Missouri Is The Latest State Moving To Pass A Restrictive (& Troubling) Abortion Bill

Alex Wong/Getty Images News/Getty Images

Following controversial anti-abortion laws passed in both Georgia and Alabama, another state is voting to pass a bill that would restrict reproductive rights for residents. So, what's in Missouri's new abortion bill? It's one of the most extreme and disturbing yet.

On Thursday, May 16, CNN reported that Missouri's state Senate has voted to pass HB126, also known as the Missouri Stands for the Unborn Act. This bill would ban abortions after eight weeks of pregnancy, and would only permit them in cases of medical emergencies. However, abortions would still be banned even in cases of pregnancies caused by rape or incest. Per TIME, the bill would also ban abortions based on race, sex, or diagnosis of Down Syndrome, and require a minor seeking an abortion to notify both parents (with some exceptions). The bill also includes a "trigger" function, which would automatically ban abortion in all circumstances save for the health of the parent, should Roe v. Wade, the Supreme Court decision legalizing abortion nationally, be overturned.

The bill passed through Missouri's Republican-controlled Senate by a 24-10 vote on May 16. The bill still needs to go back through Missouri's House of Representatives to progress, and if it passes it will be sent to Missouri Gov.
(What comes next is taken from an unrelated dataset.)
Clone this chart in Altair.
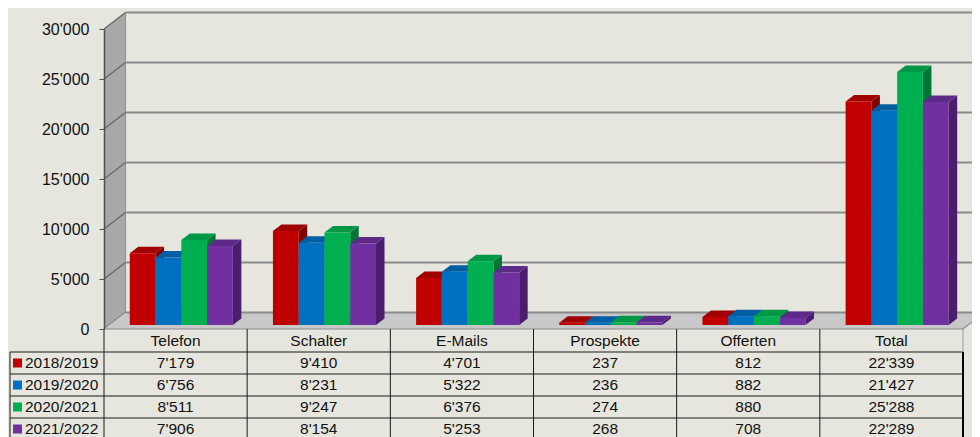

Mike Parson's desk. Parson is expected to sign the legislation, having expressed his support for the bill in the past. According to Slate, Parson has already said he will sign the bill. There is a Friday, May 17, deadline to pass the legislation.

On Wednesday, May 15, Parson addressed the bill during a news conference, where he said the act would make Missouri "one of the strongest pro-life states in the country."

"I made a promise to all Missourians that I would continue advocating and promoting a culture of life here in Missouri," Parson also said during the news conference.

Missouri is yet another state to introduce strict anti-abortion measures, but this is certainly one of the most extreme yet.

Missouri's decision to vote on the anti-abortion measure comes just one day after Alabama Gov. Kay Ivey signed the Human Life Protection Act on Wednesday, May 15, a near-total ban on abortions except in cases where the parent's health is at risk. Like Missouri's bill, the Human Life Protection Act does not allow abortions in cases of rape or incest. In addition, Alabama's bill would make it so that abortion providers could face 10 to 99 years in prison if they perform or attempt to perform the procedure. Barring any legal challenges — which are extremely likely — the law will go into effect in six months.

On Wednesday, May 15, Gov. Ivey announced via Twitter that she signed the bill, stating it served as a "testament" to Alabamians' beliefs. She wrote,

Today, I signed into law the Alabama Human Life Protection Act. To the bill’s many supporters, this legislation stands as a powerful testament to Alabamians’ deeply held belief that every life is precious & that every life is a sacred gift from God.

Other states including Kentucky, Georgia, Mississippi, and Iowa have voted to pass similar "heartbeat bills," which prohibit abortions after a fetal heartbeat is detected, usually around six weeks into a pregnancy — a time when many people aren't even aware that they're pregnant. However, these bans aren't in effect quite yet, having faced immense criticism from reproductive rights groups and concerned residents. On May 10, a federal judge blocked Kentucky from passing the bill (Kentucky Gov. Matt Bevin has vowed to appeal the motion). On Wednesday, May 15, the American Civil Liberties Union (ACLU) filed a lawsuit on behalf of Planned Parenthood and other health providers against Georgia, challenging their six-week abortion ban after Georgia Gov. Brian Kemp signed the bill on May 7.